Bidding and budgeting

Start bids near Amazon's suggested midpoint. Set daily budgets you're comfortable letting run out — pause campaigns rather than starve them. Lower bids on low-converting keywords; raise on high-converting ones. Add negative keywords aggressively to stop spend on irrelevant searches.

Launch campaign structure

1) Auto campaign with low-to-mid bids to discover what converts. 2) Manual broad/phrase campaign on promising keywords. 3) Manual exact campaign on proven converters with higher bids. Add a defensive campaign on your own brand terms once you have a brand.

Common beginner mistakes

Pausing campaigns too early, no negative keywords, judging keywords on 5–10 clicks (need 20–30 minimum), ignoring search-term reports, expecting ads to fix a weak listing, and not tying ad spend back to net profit per unit.

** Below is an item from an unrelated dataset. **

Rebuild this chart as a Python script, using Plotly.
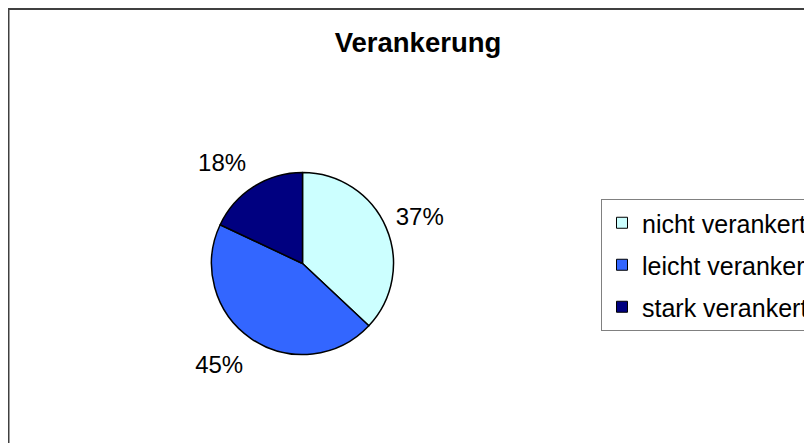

Frequently asked questions

What ACoS should a new Amazon seller aim for?
30–60% during launch to drive velocity and reviews, then tighten toward 15–25% as organic ranking improves.
Should I start with auto or manual campaigns?
Both, but lead with auto for discovery. Promote keywords that convert in auto into manual exact-match campaigns where you control bids.
What is TACoS and why does it matter?
Total ACoS = ad spend ÷ total revenue. It captures the halo effect of PPC on organic sales — a falling TACoS means ads are buying you rank, not just sales.
How much should I budget for Amazon PPC at launch?
Plan to spend roughly 15–25% of expected revenue on ads for the first 60–90 days. Underfunded launches stall before the flywheel starts turning.